The Cybersecurity Information Sharing Act (CISA) would give companies legal liability protections when sharing cybersecurity information with the government. The Intelligence Committee approved the bill by a 14-1 vote last month, and it’s expected to get a floor vote sometime in April.
Most lawmakers, government officials and industry groups are on board with the bill, arguing it’s a necessary step to bolster the nation’s cyber defenses. Privacy advocates remain steadfast in opposition, claiming the measure would merely shuttle more of Americans’ private data to the National Security Agency.
CISA, Collins said, “would take immediate steps to reduce the vulnerability of sensitive information systems in both the public and private sector” and at the White House.
Officials acknowledged in October the White House system had been hit by hackers but downplayed the event. The cyber assailants only accessed the unclassified system, and computers were not damaged, they said.
But a report Tuesday indicated the hackers had gotten their hands on highly sensitive information, such as the president’s schedule, within that unclassified system. While portions of Obama’s schedule are made public, many meetings and phone calls are known only to senior staffers.
Such intimate knowledge would be valuable to foreign intelligence agencies in countries like Russia, which is thought to be behind the attack.
The report also revealed Russian hackers used a previous intrusion at the State Department as a foothold to get into the White House’s network.

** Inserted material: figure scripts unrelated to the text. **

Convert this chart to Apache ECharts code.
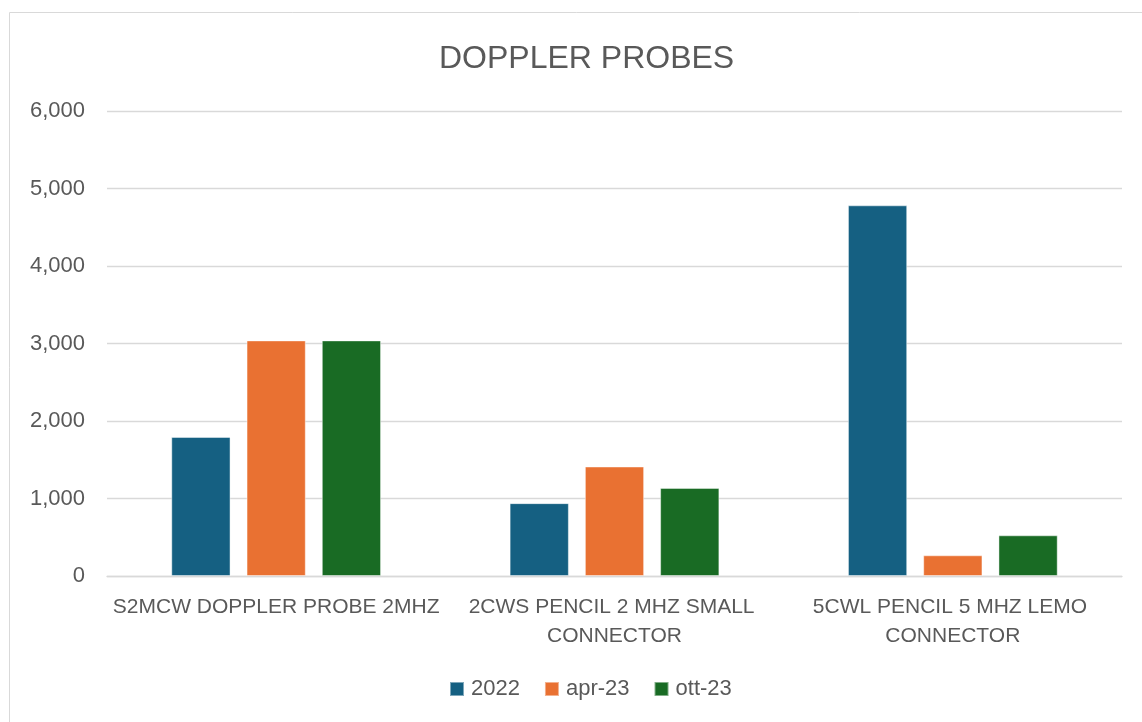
<!DOCTYPE html>
<html><head><meta charset="utf-8">
<script src="https://cdn.jsdelivr.net/npm/echarts@6/dist/echarts.min.js"></script>
<style>html,body{margin:0;padding:0;background:#fff}#c{width:1142px;height:722px}</style>
</head><body><div id="c"></div>
<script>
var categories = ['S2MCW DOPPLER PROBE 2MHZ', '2CWS PENCIL 2 MHZ SMALL CONNECTOR', '5CWL PENCIL 5 MHZ LEMO CONNECTOR'];
var seriesNames = ['2022', 'apr-23', 'ott-23'];
var values2022 = [1794, 940, 4783];
var valuesApr23 = [3040, 1413, 267];
var valuesOtt23 = [3040, 1137, 525];
var yTicks = [0, 1000, 2000, 3000, 4000, 5000, 6000];

var colors = ['#156082', '#E97132', '#196B24'];
var font = 'Liberation Sans';
var chart = echarts.init(document.getElementById('c'));
var allVals = [values2022, valuesApr23, valuesOtt23];
chart.setOption({
  animation: false,
  textStyle: {fontFamily: font},
  graphic: [{type: 'rect', shape: {x: 9.5, y: 12.5, width: 1150, height: 730}, style: {fill: null, stroke: '#d9d9d9', lineWidth: 1}}],
  title: {text: 'DOPPLER PROBES', left: 434, top: 38, textStyle: {fontFamily: font, fontSize: 32, fontWeight: 'normal', color: '#595959'}},
  legend: {bottom: 17, left: 444, itemWidth: 14, itemHeight: 14, itemGap: 24, icon: 'rect',
    textStyle: {fontFamily: font, fontSize: 22, color: '#595959', padding: [0, 0, 0, 2]}, data: seriesNames},
  grid: {left: 107, right: 20, top: 111, bottom: 146, containLabel: false},
  xAxis: {type: 'category', data: categories,
    axisLine: {lineStyle: {color: '#d9d9d9', width: 1.3}}, axisTick: {show: false},
    axisLabel: {interval: 0, width: 338, overflow: 'break', fontFamily: font, fontSize: 21, color: '#595959', margin: 17, lineHeight: 29}},
  yAxis: {type: 'value', min: yTicks[0], max: yTicks[yTicks.length - 1], interval: 1000,
    axisLine: {show: false}, axisTick: {show: false},
    splitLine: {lineStyle: {color: '#d9d9d9', width: 1.3}},
    axisLabel: {fontFamily: font, fontSize: 22, color: '#595959', margin: 22,
      formatter: function (v) { return v.toLocaleString('en-US'); }}},
  series: seriesNames.map(function (n, i) {
    return {name: n, type: 'bar', data: allVals[i], barGap: '27%', barCategoryGap: '38%',
      itemStyle: {color: colors[i], borderColor: 'rgba(255,255,255,0.45)', borderWidth: 1}};
  })
});
</script></body></html>
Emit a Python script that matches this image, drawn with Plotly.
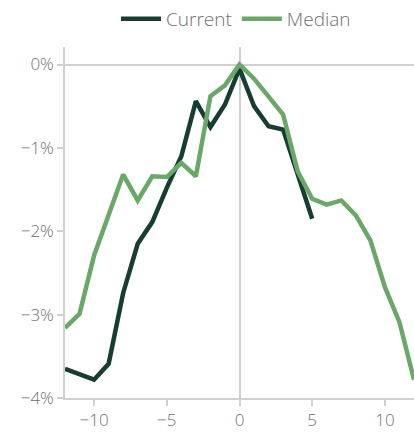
import plotly.graph_objects as go

x_current = list(range(-12, 6))
current = [-3.65, -3.72, -3.78, -3.59, -2.74, -2.15, -1.89, -1.48, -1.10, -0.44,
           -0.75, -0.48, -0.05, -0.50, -0.74, -0.78, -1.30, -1.85]
x_median = list(range(-12, 13))
median = [-3.16, -2.99, -2.29, -1.80, -1.32, -1.63, -1.34, -1.35, -1.18, -1.34,
          -0.38, -0.25, 0.0, -0.17, -0.38, -0.60, -1.28, -1.61, -1.68, -1.63,
          -1.81, -2.11, -2.67, -3.09, -3.78]
x_ticks = [-10, -5, 0, 5, 10]
x_labels = ["\u221210", "\u22125", "0", "5", "10"]
y_ticks = [0, -1, -2, -3, -4]
y_labels = ["0%", "\u22121%", "\u22122%", "\u22123%", "\u22124%"]

dark = "#173d33"
light = "#6aa867"
gray_text = "#707070"
gray_line = "#d0d0d0"

fig = go.Figure()
fig.add_trace(go.Scatter(x=x_current, y=current, mode="lines", name="Current",
                         line=dict(color=dark, width=4.5)))
fig.add_trace(go.Scatter(x=x_median, y=median, mode="lines", name="Median",
                         line=dict(color=light, width=4.5)))

fig.update_layout(
    width=414, height=433,
    margin=dict(l=65, r=0, t=45, b=35),
    paper_bgcolor="white", plot_bgcolor="white",
    font=dict(family="Open Sans", size=17, color=gray_text, weight=300),
    showlegend=True,
    legend=dict(orientation="h", x=0.49, xanchor="center", y=1.135, yref="paper",
                yanchor="top", font=dict(size=19, color=gray_text),
                itemwidth=40, tracegroupgap=0),
    xaxis=dict(range=[-12, 12], tickvals=x_ticks, ticktext=x_labels, showgrid=False,
               zeroline=True, zerolinecolor=gray_line, zerolinewidth=1.5,
               showline=True, linecolor=gray_line, linewidth=1.5,
               ticks="outside", ticklen=6, tickcolor=gray_line, tickwidth=1.5),
    yaxis=dict(range=[-4, 0.21], tickvals=y_ticks, ticktext=y_labels, showgrid=False,
               zeroline=True, zerolinecolor=gray_line, zerolinewidth=1.5,
               showline=True, linecolor=gray_line, linewidth=1.5,
               ticks="outside", ticklen=6, tickcolor=gray_line, tickwidth=1.5),
)

fig.write_html("out.html", config={"displayModeBar": False},
               post_script="document.body.style.margin='0';")
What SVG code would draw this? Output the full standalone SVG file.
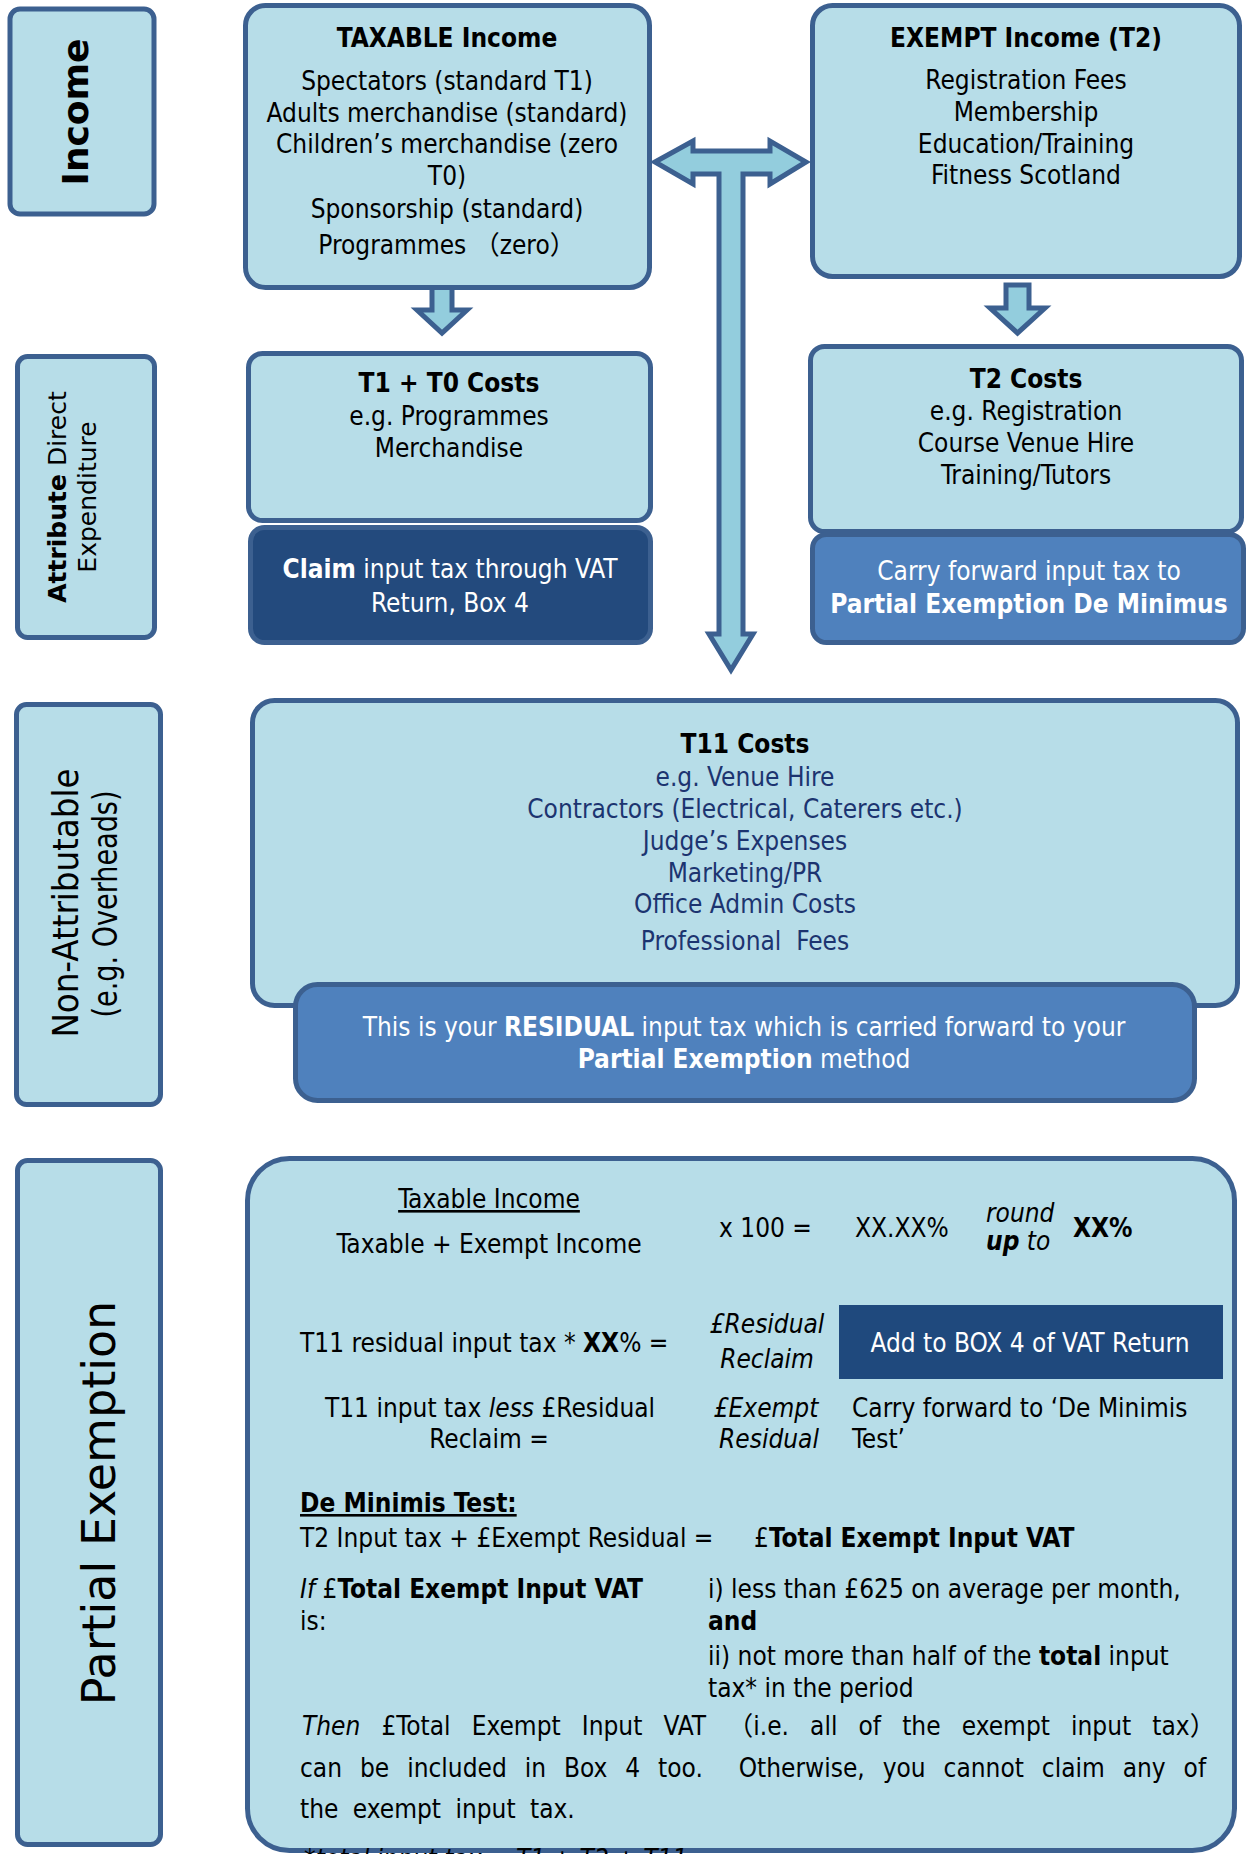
<svg xmlns="http://www.w3.org/2000/svg" width="1247" height="1854" viewBox="0 0 1247 1854">
<style>
.box{fill:#B7DDE8;stroke:#3C6090;stroke-width:5}
.dark{fill:#234A7D;stroke:#3C6090;stroke-width:5}
.mid{fill:#4F81BD;stroke:#3C6090;stroke-width:5}
.arrow{fill:#93CDDD;stroke:#3C6090;stroke-width:5;stroke-linejoin:miter}
.t{font-family:"DejaVu Sans Condensed","DejaVu Sans","Noto Sans CJK SC",sans-serif;font-stretch:condensed;font-size:26px;fill:#000}
.c{text-anchor:middle}
.b{font-weight:bold}
.i{font-style:italic}
.w{fill:#fff}
.n{fill:#1C3470}
.v{font-family:"DejaVu Sans",sans-serif;fill:#000}
.vc{font-family:"DejaVu Sans Condensed","DejaVu Sans",sans-serif;font-stretch:condensed;fill:#000}
</style>

<g id="connectors">
  <polygon id="arrow-taxable-down" class="arrow" points="432,285 452,285 452,310 467,310 442,333 417,310 432,310"/>
  <polygon id="arrow-exempt-down" class="arrow" points="1006,285 1029,285 1029,308 1045,308 1017.5,333 990,308 1006,308"/>
</g>

<g id="label-income">
  <rect class="box" x="10" y="9" width="144" height="205" rx="10"/>
  <text class="v b" font-size="36" transform="translate(88,112) rotate(-90)" text-anchor="middle">Income</text>
</g>

<g id="node-taxable">
  <rect class="box" x="245.5" y="5.5" width="404" height="282" rx="20"/>
  <text class="t c b" x="447" y="47">TAXABLE Income</text>
  <text class="t c" x="447" y="90">Spectators (standard T1)</text>
  <text class="t c" x="447" y="122">Adults merchandise (standard)</text>
  <text class="t c" x="447" y="153">Children’s merchandise (zero</text>
  <text class="t c" x="447" y="185">T0)</text>
  <text class="t c" x="447" y="218">Sponsorship (standard)</text>
  <text class="t c" x="447" y="254">Programmes （zero）</text>
</g>

<g id="node-exempt">
  <rect class="box" x="812.5" y="5.5" width="427" height="271" rx="20"/>
  <text class="t c b" x="1026" y="47">EXEMPT Income (T2)</text>
  <text class="t c" x="1026" y="89">Registration Fees</text>
  <text class="t c" x="1026" y="121">Membership</text>
  <text class="t c" x="1026" y="153">Education/Training</text>
  <text class="t c" x="1026" y="184">Fitness Scotland</text>
</g>

<g id="label-attribute">
  <rect class="box" x="17.5" y="356.5" width="137" height="281" rx="10"/>
  <text class="v" font-size="25" transform="translate(66,497) rotate(-90)" text-anchor="middle"><tspan font-weight="bold">Attribute</tspan> Direct</text>
  <text class="v" font-size="25" transform="translate(96,497) rotate(-90)" text-anchor="middle">Expenditure</text>
</g>

<g id="node-t1t0">
  <rect class="box" x="248.5" y="353.5" width="402" height="167" rx="14"/>
  <text class="t c b" x="449" y="392">T1 + T0 Costs</text>
  <text class="t c" x="449" y="425">e.g. Programmes</text>
  <text class="t c" x="449" y="457">Merchandise</text>
</g>

<g id="node-claim">
  <rect class="dark" x="250.5" y="527.5" width="400" height="115" rx="14"/>
  <text class="t c w" x="450" y="578"><tspan font-weight="bold">Claim</tspan> input tax through VAT</text>
  <text class="t c w" x="450" y="612">Return, Box 4</text>
</g>

<g id="node-t2">
  <rect class="box" x="810.5" y="346.5" width="431" height="185" rx="14"/>
  <text class="t c b" x="1026" y="388">T2 Costs</text>
  <text class="t c" x="1026" y="420">e.g. Registration</text>
  <text class="t c" x="1026" y="452">Course Venue Hire</text>
  <text class="t c" x="1026" y="484">Training/Tutors</text>
</g>

<g id="node-carry">
  <rect class="mid" x="812.5" y="534.5" width="431" height="108" rx="14"/>
  <text class="t c w" x="1029" y="580">Carry forward input tax to</text>
  <text class="t c w b" x="1029" y="613">Partial Exemption De Minimus</text>
</g>

<g id="connector-t">
  <polygon class="arrow" points="655,162 693,141 693,151 770,151 770,141 806,162 770,184 770,174 743,174 743,634 753,634 731,670 709,634 719,634 719,174 693,174 693,184"/>
</g>

<g id="label-nonattr">
  <rect class="box" x="16.5" y="704.5" width="144" height="400" rx="10"/>
  <text class="vc" font-size="36" transform="translate(78,903) rotate(-90)" text-anchor="middle" textLength="269" lengthAdjust="spacingAndGlyphs">Non-Attributable</text>
  <text class="vc" font-size="34" transform="translate(117,904) rotate(-90)" text-anchor="middle" textLength="227" lengthAdjust="spacingAndGlyphs">(e.g.  Overheads)</text>
</g>

<g id="node-t11">
  <rect class="box" x="252.5" y="700.5" width="985" height="305" rx="22"/>
  <text class="t c b" x="745" y="753">T11 Costs</text>
  <text class="t c n" x="745" y="786">e.g. Venue Hire</text>
  <text class="t c n" x="745" y="818">Contractors (Electrical, Caterers etc.)</text>
  <text class="t c n" x="745" y="850">Judge’s Expenses</text>
  <text class="t c n" x="745" y="882">Marketing/PR</text>
  <text class="t c n" x="745" y="913">Office Admin Costs</text>
  <text class="t c n" x="745" y="950" xml:space="preserve">Professional  Fees</text>
</g>

<g id="node-residual">
  <rect class="mid" x="295.5" y="984.5" width="899" height="116" rx="22"/>
  <text class="t c w" x="744" y="1036">This is your <tspan font-weight="bold">RESIDUAL</tspan> input tax which is carried forward to your</text>
  <text class="t c w" x="744" y="1068"><tspan font-weight="bold">Partial Exemption</tspan> method</text>
</g>

<g id="label-partial">
  <rect class="box" x="17.5" y="1160.5" width="143" height="684" rx="10"/>
  <text class="v" font-size="46" transform="translate(115,1503) rotate(-90)" text-anchor="middle">Partial Exemption</text>
</g>

<g id="node-partial">
  <rect class="box" x="247.5" y="1158.5" width="987" height="692" rx="42"/>
  <text class="t c" x="489" y="1208" text-decoration="underline">Taxable Income</text>
  <text class="t c" x="489" y="1253">Taxable + Exempt Income</text>
  <text class="t" x="719" y="1237">x 100 =</text>
  <text class="t" x="855" y="1237">XX.XX%</text>
  <text class="t i" x="986" y="1222">round</text>
  <text class="t i" x="986" y="1250"><tspan font-weight="bold">up</tspan> to</text>
  <text class="t b" x="1073" y="1237">XX%</text>

  <text class="t" x="300" y="1352">T11 residual input tax * <tspan font-weight="bold">XX</tspan>% =</text>
  <text class="t c i" x="767" y="1333">£Residual</text>
  <text class="t c i" x="767" y="1368">Reclaim</text>
  <rect x="839" y="1305" width="384" height="74" fill="#1F497D"/>
  <text class="t c w" x="1030" y="1352">Add to BOX 4 of VAT Return</text>

  <text class="t c" x="490" y="1417">T11 input tax <tspan font-style="italic">less</tspan> £Residual</text>
  <text class="t c" x="489" y="1448">Reclaim =</text>
  <text class="t c i" x="766" y="1417">£Exempt</text>
  <text class="t c i" x="769" y="1448">Residual</text>
  <text class="t" x="852" y="1417">Carry forward to ‘De Minimis</text>
  <text class="t" x="852" y="1448">Test’</text>

  <text class="t b" x="300" y="1512" text-decoration="underline">De Minimis Test:</text>
  <text class="t" x="300" y="1547">T2 Input tax + £Exempt Residual =</text>
  <text class="t" x="754" y="1547">£<tspan font-weight="bold">Total Exempt Input VAT</tspan></text>

  <text class="t" x="300" y="1598"><tspan font-style="italic">If</tspan> £<tspan font-weight="bold">Total Exempt Input VAT</tspan></text>
  <text class="t" x="300" y="1630">is:</text>
  <text class="t" x="708" y="1598">i) less than £625 on average per month,</text>
  <text class="t b" x="708" y="1630">and</text>
  <text class="t" x="708" y="1665">ii) not more than half of the <tspan font-weight="bold">total</tspan> input</text>
  <text class="t" x="708" y="1697">tax* in the period</text>

  <text class="t" x="302" y="1735" word-spacing="13.7"><tspan font-style="italic">Then</tspan> £Total Exempt Input VAT （i.e. all of the exempt input tax）</text>
  <text class="t" x="300" y="1777" word-spacing="10.5" xml:space="preserve">can be included in Box 4 too.  Otherwise, you cannot claim any of</text>
  <text class="t" x="300" y="1818" word-spacing="7">the exempt input tax.</text>
  <text class="t i" x="304" y="1868">*total input tax = T1 + T2 + T11</text>
</g>
</svg>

“These reports are troubling and further expose that our nation’s defenses against cyberattacks are dangerously inadequate,” Collins said.
The Senate’s cyber bill would make all cyber threat data sharing voluntary. Collins thinks the threat is serious enough that some information sharing should be mandatory.
The Maine Republican offered an amendment during the CISA markup that would have created two tiers of sharing. While 99 percent of businesses would use the voluntary program, critical infrastructure companies would have a mandatory data-sharing requirement.
“A single successful cyberattack against certain critical infrastructure could cause catastrophic economic damage, loss of life, or the severe degradation of our national security or defense,” Collins said.
The amendment did not make it into the final text, however. That hasn’t diminished Collins’s support for the bill.
CISA “would remove significant legal and economic disincentives that currently impede information sharing between private industry and government that can promote the identification and mitigation of cyber threats,” she said.